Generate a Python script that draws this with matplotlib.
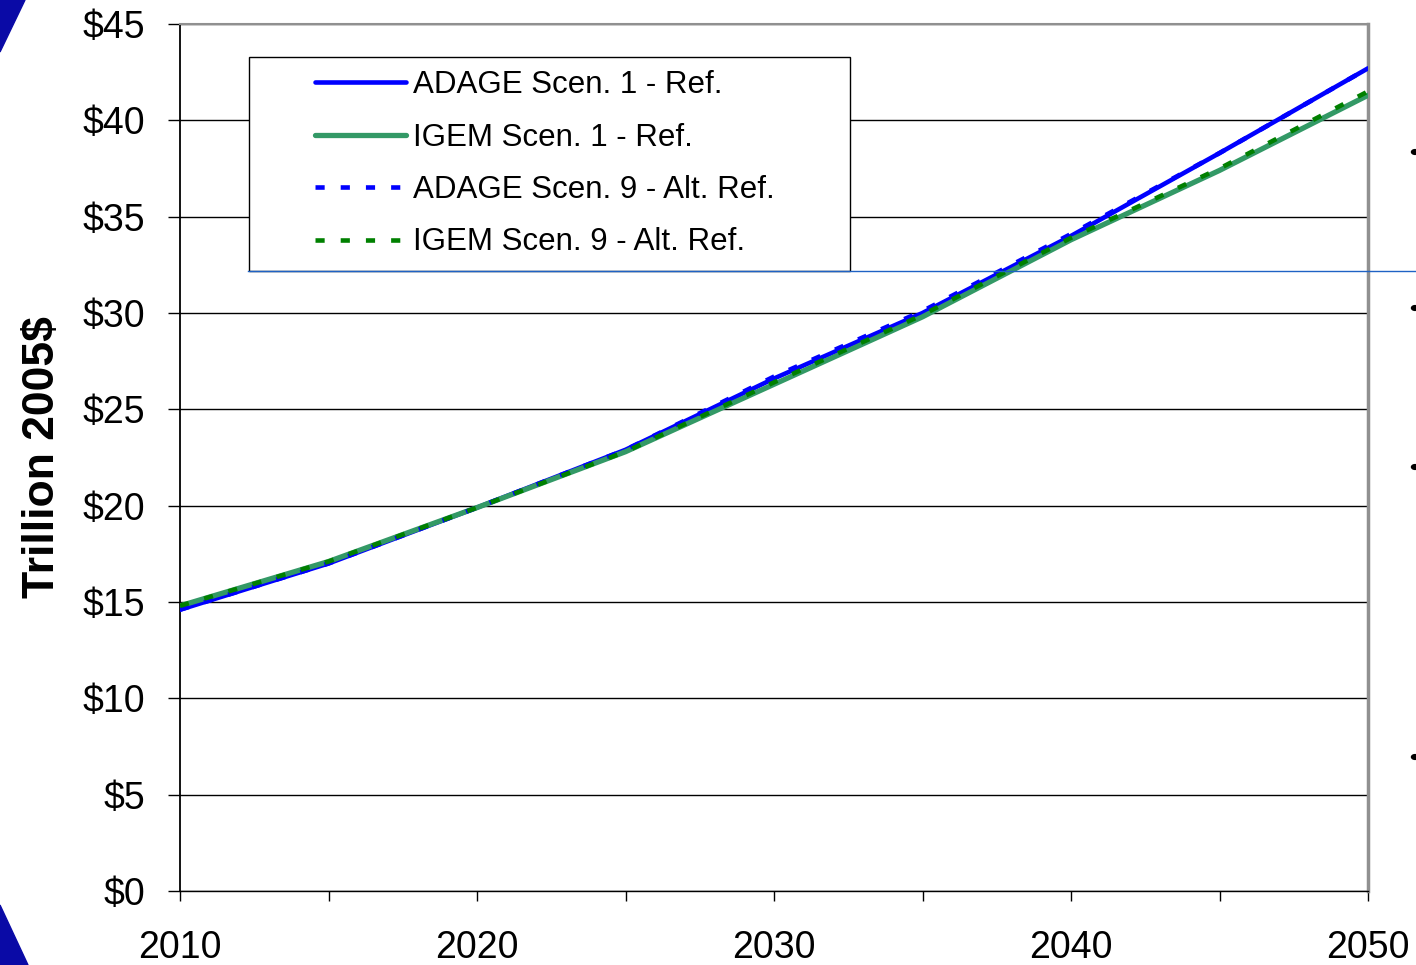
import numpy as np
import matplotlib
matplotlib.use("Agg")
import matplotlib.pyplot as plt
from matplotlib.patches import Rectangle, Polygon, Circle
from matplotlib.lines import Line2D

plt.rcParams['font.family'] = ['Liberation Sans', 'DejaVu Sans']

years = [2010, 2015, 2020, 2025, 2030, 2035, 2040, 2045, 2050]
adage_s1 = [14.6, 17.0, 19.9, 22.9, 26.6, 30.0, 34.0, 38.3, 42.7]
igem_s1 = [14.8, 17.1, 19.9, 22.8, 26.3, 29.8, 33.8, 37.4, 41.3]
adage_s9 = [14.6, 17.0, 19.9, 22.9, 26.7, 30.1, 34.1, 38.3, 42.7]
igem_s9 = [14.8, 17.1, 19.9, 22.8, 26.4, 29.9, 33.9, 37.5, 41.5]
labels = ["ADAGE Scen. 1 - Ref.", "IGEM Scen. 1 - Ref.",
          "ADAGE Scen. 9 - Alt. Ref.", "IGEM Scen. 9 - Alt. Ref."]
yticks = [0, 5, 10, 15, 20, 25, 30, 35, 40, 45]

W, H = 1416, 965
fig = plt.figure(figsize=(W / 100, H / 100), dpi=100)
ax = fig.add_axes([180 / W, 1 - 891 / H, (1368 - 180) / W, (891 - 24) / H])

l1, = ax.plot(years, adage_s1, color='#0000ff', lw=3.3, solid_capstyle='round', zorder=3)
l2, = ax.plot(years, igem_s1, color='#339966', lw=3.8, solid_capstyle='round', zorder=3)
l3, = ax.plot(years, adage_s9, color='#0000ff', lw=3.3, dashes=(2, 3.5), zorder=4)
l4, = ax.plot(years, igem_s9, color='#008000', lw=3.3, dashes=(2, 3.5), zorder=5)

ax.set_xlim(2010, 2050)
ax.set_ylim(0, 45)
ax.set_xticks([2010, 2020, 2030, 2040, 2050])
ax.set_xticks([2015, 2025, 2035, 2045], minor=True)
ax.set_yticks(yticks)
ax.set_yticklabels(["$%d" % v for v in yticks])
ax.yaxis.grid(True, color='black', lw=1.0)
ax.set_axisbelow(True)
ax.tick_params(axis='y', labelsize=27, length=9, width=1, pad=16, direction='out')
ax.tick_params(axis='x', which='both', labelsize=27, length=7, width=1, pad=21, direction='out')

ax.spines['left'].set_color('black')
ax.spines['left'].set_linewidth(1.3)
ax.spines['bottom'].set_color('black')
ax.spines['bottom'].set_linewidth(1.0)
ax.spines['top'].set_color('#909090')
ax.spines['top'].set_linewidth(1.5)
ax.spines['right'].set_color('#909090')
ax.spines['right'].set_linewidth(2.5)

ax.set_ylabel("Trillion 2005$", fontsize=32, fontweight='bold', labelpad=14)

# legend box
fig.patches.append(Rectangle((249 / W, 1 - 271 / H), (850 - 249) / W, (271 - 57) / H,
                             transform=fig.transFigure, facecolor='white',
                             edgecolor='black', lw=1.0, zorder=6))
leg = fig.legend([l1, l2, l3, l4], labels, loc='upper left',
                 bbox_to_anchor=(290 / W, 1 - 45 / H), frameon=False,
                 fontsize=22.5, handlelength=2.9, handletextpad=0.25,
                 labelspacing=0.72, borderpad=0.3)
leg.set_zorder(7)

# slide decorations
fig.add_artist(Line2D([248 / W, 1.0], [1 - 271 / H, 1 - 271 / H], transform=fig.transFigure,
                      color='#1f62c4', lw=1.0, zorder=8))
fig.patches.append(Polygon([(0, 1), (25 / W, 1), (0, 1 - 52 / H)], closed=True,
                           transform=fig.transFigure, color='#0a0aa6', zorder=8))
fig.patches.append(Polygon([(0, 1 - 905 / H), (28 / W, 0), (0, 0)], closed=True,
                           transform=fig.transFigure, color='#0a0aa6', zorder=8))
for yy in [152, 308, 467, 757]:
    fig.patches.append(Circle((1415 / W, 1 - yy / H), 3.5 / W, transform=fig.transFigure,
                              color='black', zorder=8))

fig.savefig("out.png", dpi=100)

==============================

TASK:
Begin at the top of the material above and output each line exactly, stopping after the line that holds "plt.rcParams['font.family'] = ['Liberation". Leave out pictures.

SOLUTION TO THE EXERCISE:
Generate a Python script that draws this with matplotlib.
import numpy as np
import matplotlib
matplotlib.use("Agg")
import matplotlib.pyplot as plt
from matplotlib.patches import Rectangle, Polygon, Circle
from matplotlib.lines import Line2D

plt.rcParams['font.family'] = ['Liberation Sans', 'DejaVu Sans']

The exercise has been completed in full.